II. Otredad reificada
Y, en medio de tanta algarabía e insensata confrontación, se nos pasa por alto que la más inclusiva de las letras del alfabeto, aquélla que, desde hace poco, nos iguala a todos, ahora tiene un único dueño. Él, que se lucra con esa otra guerra global en la que personas que nunca se han visto se trenzan en insultos, se amenazan sin tregua, se difaman en los peores términos. Y a la sombra de sus discursos ruines y circulares van alimentando infamias y odios que sofocan lo poco de humanismo que nos resta, mientras se desbordan las arcas de los más nefastos poderes.
El signo en el que se expresa la imposibilidad de reconstruir el sujeto, de recoger uno a uno los añicos en los que lo descompuso la posmodernidad y el capitalismo en su versión neoliberal, se torna, por un momento, en representación de la fragmentación de la subjetividad, nebulosa de diversas y cambiantes identidades que se construyen hacia afuera y mutan a los ritmos del mercado de lo efímero.
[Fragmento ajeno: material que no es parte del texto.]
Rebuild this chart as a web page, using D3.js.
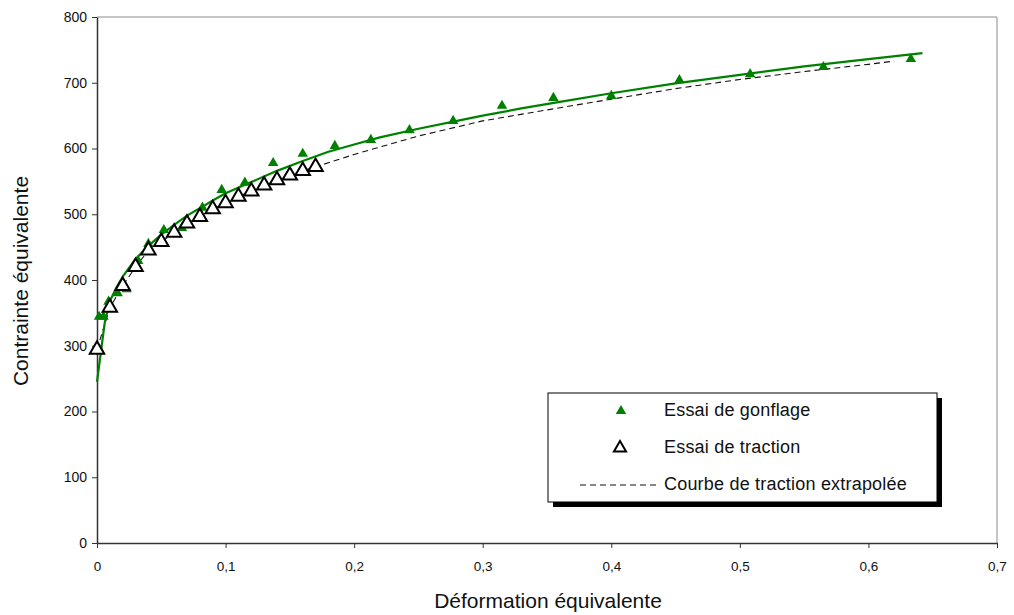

Para caer, casi de inmediato, en una sucesión vertiginosa de mimesis, de indiferenciaciones, de opiniones viscerales y supersticiones compartidas.
La diferencia que objetiva, lo diferente que cosifica, un discurso que se impone y se exige con exacerbada vehemencia, termina arrojándonos a los brazos del pensamiento único. No nos preguntamos ¿quién es?, ¿quién se hace palabra? La pregunta que aflora casi mecánicamente es ¿qué es?, ¿a cuál género corresponde?, ¿qué derechos le asisten? La identidad se procura, así, ser afirmada en la forma. Se sitúa externa a lo íntimo del ser y se torna una demanda del afuera, en donde prima el simulacro y se impone la apariencia. En la búsqueda de la identidad se sacrifica lo auténtico; vana ilusión, pues tras lo idéntico marcha la uniformidad.
La otredad queda atrapada en los lugares comunes de un discurso circular que, en su afán por igualar, empodera las hipocresías y ahonda las discriminaciones. En su condición de objeto, se hace presa de la economía. Cada diferencia un mercado; al final, todos iguales en el consumo, esclavos de distintas glotonerías.
Incapaz de pensarse como otredad que emerge otredad, el hombre-objeto se torna instrumento, lo enajenado, lo que no-se-pertenece. No se llega a intuir que la mismidad es devenir de la otredad. Construcción de un sí como un-otro que se reconoce mismo cambiante, no-idéntico en el tiempo, no-igual en el estar-siendo, unidad provisoria en el estar-ahí.
III. El peor de los males
Ante un panorama tan desolador y la angustia que lo acompaña, se nos vende, sin que tengamos la oportunidad de indignarnos, la esperanza de un tiempo mejor por venir. Una lectura económica del mito de Pandora que, bajo el lema de que la esperanza es lo último que se pierde, nos lleva al convencimiento de que el último de los males es el mejor de los bienes. Aquél que nos promete optimismo ante la mayor de las adversidades. El que nos lleva al conformismo y a posponer todo empeño porque, al final de los tiempos, todo empezará a recomponerse.
A diferencia de la peste, la envidia, el desasosiego o la calamidad, signada de positividad, la esperanza se acumula y se conserva, se venera y se prodiga. Siempre al acecho de lo por venir, sacrifica el presente al anuncio de momentos menos aciagos. Y, al sumirnos en la espera, se encarga de que sus compañeros de prisión sienten sus reales entre los más frágiles.
La esperanza, el mal más duradero, el peor de los males. ¿Qué no puede ser si no aquél que es percibido como un bien? ¿El único al cual se profesa respeto y se espera como bienaventuranza? El menos ligero de todos, de allí su demora en salir de la fatídica urna que abrió la curiosidad de Pandora. El mal que se hace deseo en el corazón e inmoviliza el pensar, sin necesidad del ir y venir veleidoso que hace, de los otros, presencias azarosas.
En su permanecer, se instala en el alma alimentando falsas ilusiones y hermanando a los hombres en la promesa de una prosperidad incierta, de una felicidad inalcanzable. Insidiosa y ponzoñosa, mil y una noches urdiendo bendiciones que nos impiden decidir, realizar lo inefable. Por eso es necesario desterrarla.
Perdida la esperanza, ¿qué nos queda?, un mundo por vivir.